Official figures released showed that US housing starts and building permits plummeted to record lows last month. Meanwhile, the number of permits issued for new buildings also fell to an all-time low, down 4.8% to 521,000 units. The data was announced on the same day as news that President Barack Obama’s plans to deal with the housing crisis and reduce foreclosures will help as many as 9m borrowers. Obama unveiled the $75bn plan in Mesa, Arizona, a suburb of Phoenix yesterday.

Dollar strengthens against the euro on Obama mortgage relief plan

The euro briefly fell to its lowest level since late November against the US dollar yesterday, as the dollar strengthened against most major currencies following President Obama’s announcement of a $75 billion mortgage relief plan, which would provide incentives to mortgage lenders to help borrowers reduce their payments.

The Federal Reserve said it expects unemployment to rise to between 8.5 percent and 8.8 percent this year, up from the 7.6 percent it forecast last year.
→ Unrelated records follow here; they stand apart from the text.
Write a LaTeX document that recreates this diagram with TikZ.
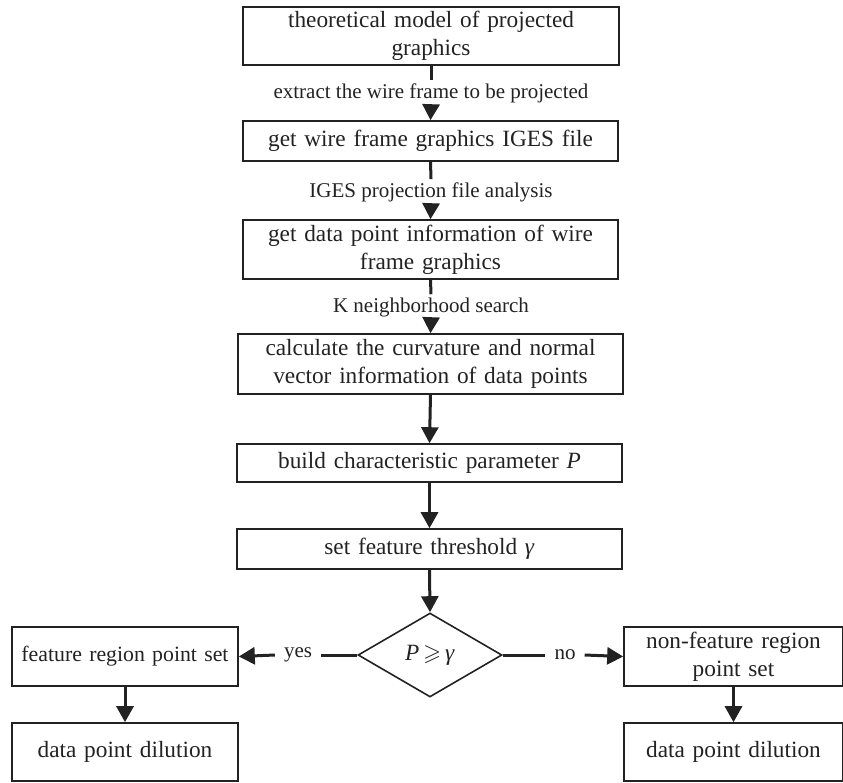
\documentclass[tikz,border=0pt]{standalone}
\usepackage{amssymb}
\usepackage{fontspec}
\setmainfont{Liberation Serif}
\usetikzlibrary{arrows.meta,shapes.geometric}
\definecolor{ink}{HTML}{222222}
\begin{document}
\begin{tikzpicture}[x=1pt,y=-1pt,
  box/.style={draw=ink,line width=1.6pt,inner sep=0pt,align=center,text=ink,
    font=\fontsize{23.3}{28}\selectfont},
  lbl/.style={inner xsep=9pt,inner ysep=3pt,text=ink,font=\fontsize{21}{24}\selectfont},
  conn/.style={draw=ink,line width=3pt},
  arr/.style={conn,-{Triangle[length=16pt,width=17pt]}}]
\useasboundingbox (0,0) rectangle (843,782);
\node[box,minimum width=376pt,minimum height=58pt,text width=370pt] (b1) at (431,36) {theoretical model of projected\\graphics};
\node[box,minimum width=375pt,minimum height=40pt,text width=370pt] (b2) at (430.5,141) {get wire frame graphics IGES file};
\node[box,minimum width=375pt,minimum height=59pt,text width=370pt] (b3) at (430.5,249.5) {get data point information of wire\\frame graphics};
\node[box,minimum width=385pt,minimum height=60pt,text width=380pt] (b4) at (430.5,364) {calculate the curvature and normal\\vector information of data points};
\node[box,minimum width=385pt,minimum height=38pt,text width=380pt] (b5) at (429.5,463) {build characteristic parameter \textit{P}};
\node[box,minimum width=385pt,minimum height=40pt,text width=380pt] (b6) at (429.5,549) {set feature threshold \textit{γ}};
\node[draw=ink,line width=1.6pt,diamond,aspect=1.714,inner sep=0pt,minimum width=144pt,minimum height=84pt,text=ink,font=\fontsize{23.3}{28}\selectfont] (d) at (430,655) {\textit{P}\,$\geqslant$\,\textit{γ}};
\node[box,minimum width=226pt,minimum height=59pt,text width=222pt,font=\fontsize{21.8}{28}\selectfont] (l1) at (125,656.5) {feature region point set};
\node[box,minimum width=226pt,minimum height=58pt,text width=222pt] (l2) at (125,752) {data point dilution};
\node[box,minimum width=219pt,minimum height=59pt,text width=212pt] (r1) at (733.5,656.5) {non-feature region\\point set};
\node[box,minimum width=219pt,minimum height=58pt,text width=212pt] (r2) at (733.5,752) {data point dilution};
% labels
\node[lbl] (t1) at (431,93) {extract the wire frame to be projected};
\node[lbl] (t2) at (431,192) {IGES projection file analysis};
\node[lbl] (t3) at (431,307) {K neighborhood search};
\node[lbl] (ty) at (298,655) {yes};
\node[lbl] (tn) at (565,655) {no};
% connectors
\draw[conn] (b1.south) -- (t1.north);
\draw[arr] (t1.south) -- (b2.north);
\draw[conn] (b2.south) -- (t2.north);
\draw[arr] (t2.south) -- (b3.north);
\draw[conn] (b3.south) -- (t3.north);
\draw[arr] (t3.south) -- (b4.north);
\draw[arr] (b4.south) -- (b5.north);
\draw[arr] (b5.south) -- (b6.north);
\draw[arr] (b6.south) -- (d.north);
\draw[conn] (d.west) -- (ty.east);
\draw[arr] (ty.west) -- (l1.east);
\draw[conn] (d.east) -- (tn.west);
\draw[arr] (tn.east) -- (r1.west);
\draw[arr] (l1.south) -- (l2.north);
\draw[arr] (r1.south) -- (r2.north);
\end{tikzpicture}
\end{document}
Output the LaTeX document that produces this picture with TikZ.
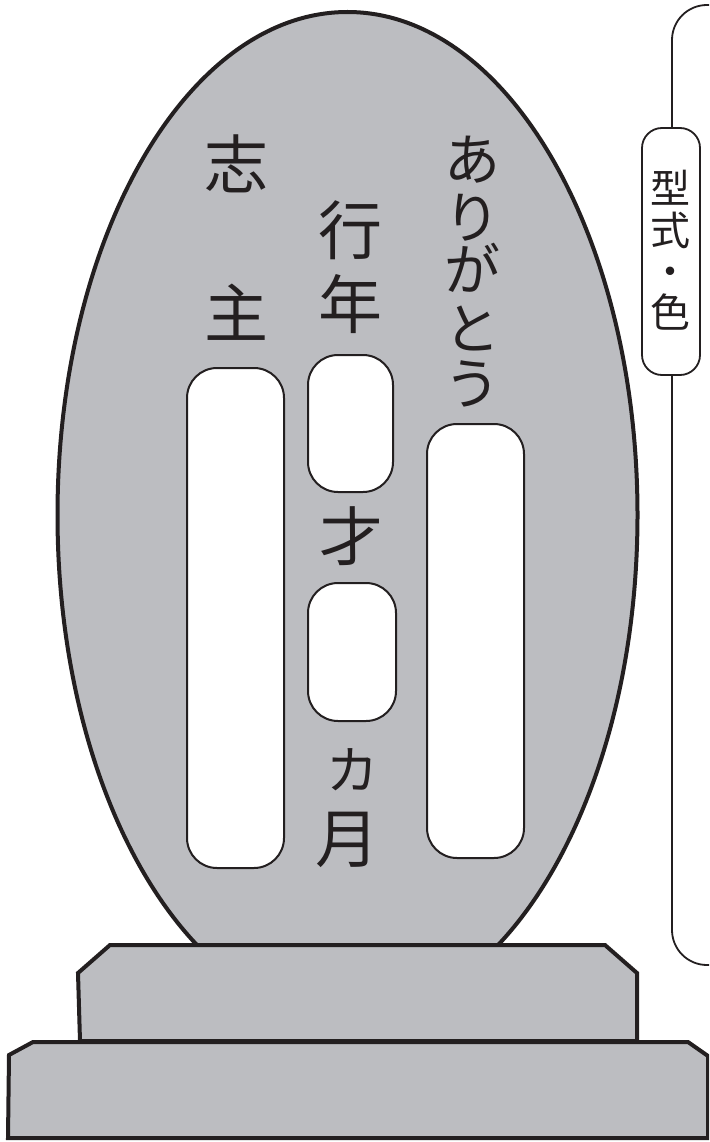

The Fed also sees the economy shrinking by between 0.5 percent and 1.3 percent, instead of its prior outlook for 0.2 percent contraction to 1.1 percent growth. This latest outlook update, if true for 2009, would mark the weakest year of economic activity since 1982.

There are no significant announcements due from the eurozone today, while in the US Leading Indicators, Producer Price Index, Philadelphia Fed and Jobless Claims data are released this afternoon.

Kiwi dollar remains in precarious position

The New Zealand dollar remained relatively steady yesterday, but continued to remain in a precarious position as fears of a deepening recession and falling stock markets increased risk aversion. The kiwi is likely to continue to be directed by equity markets for the rest of this week.

Aussie dollar recovers from weekly lows

The Australian dollar recovered from weekly lows against sterling yesterday, after the Bank of England minutes revealed that quantitative easing was probably imminent. The minutes revealed that the policy makers were unanimous in their decision to seek government consent for quantitative easing by buying gilts and other securities. It remains unclear whether the BoE will cut rates again when they next meet in March, but it is clear that going forward alternative methods will become the main tools for monetary easing. Meanwhile other data revealed British factory orders fell at their fastest rate since 1992, adding further misery to the already deteriorating economy. The aussie may be limited in its gains as weak economic data across the globe, and continuing concerns over the financial sector, keep investors wary of taking on too much risk.